While the overall index improved to -23 from -32 in Q4, manager's assessment of
the current conditions of their own business only slightly improved to +15 in Q1
2011 from +13 in Q4 2010. However, perceptions about the outlook in three month's time
jumped to+19 from +7 in the previous quarter.
The number of firms polled was 400.
IBEC chief economist Fergal O'Brien said: "Our members
are now much more positive about both their current business conditions and the
outlook for their businesses over the coming three months. The three-month
outlook strengthened from +7 in the final quarter of last year to +19 in the
current quarter. Understandably, given ongoing concerns around public finances
and banking, the majority of businesses remain less confident in relation to the
wider economic environment. The overall business confidence indicator remained
negative at -23 in Q1, but this was an improvement from -32 in the final quarter
of last year.
"It is clear that, despite the turbulent external environment, businesses
trading from Ireland have been able to sustain a relatively robust recovery.
Exporting companies are predominantly positive in their outlook with almost
two-thirds expecting their export sales to grow over the coming three months.
The position of domestic business is clearly not as strong, but it has
strengthened sharply from -12 in Q4 of last year to +1 in the current quarter.
"Although negative ratings continue to outweigh positives, the improvement in
forward-looking sentiment is the strongest proof yet that the IMF/EU loan deal
agreement and the prospect of stable government have helped stabilise companies'
perceptions about the economy.
"Encouragingly, expectations about domestic sales improved in Q1, jumping to +1
from -12 in Q4 2010. The split between companies expecting sales to decrease,
increase or remain stable is now roughly even.

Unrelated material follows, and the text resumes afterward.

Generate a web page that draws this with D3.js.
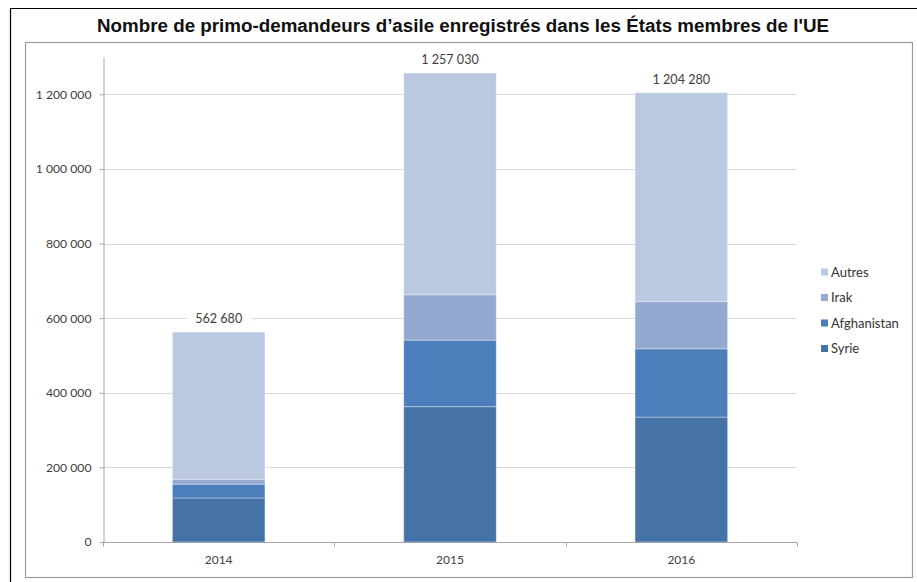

"One of the major positives in the survey findings is that job prospects are
improving significantly. Manufacturing businesses are hiring again and the
overall employment index has improved from -13 to -3. This provides some hope
for a better labour market situation as the year progresses. However, we will
need further observations to see whether the upturn proves sustainable; the
index had briefly turned positive in Q1 2010 before sliding back into negative
territory for the remainder of the year.
"The onus on the new Government is to get to work quickly and put in place a
coherent job strategy. Their task now is to replicate the positive news on the
export front with sustainable growth in the domestic sector."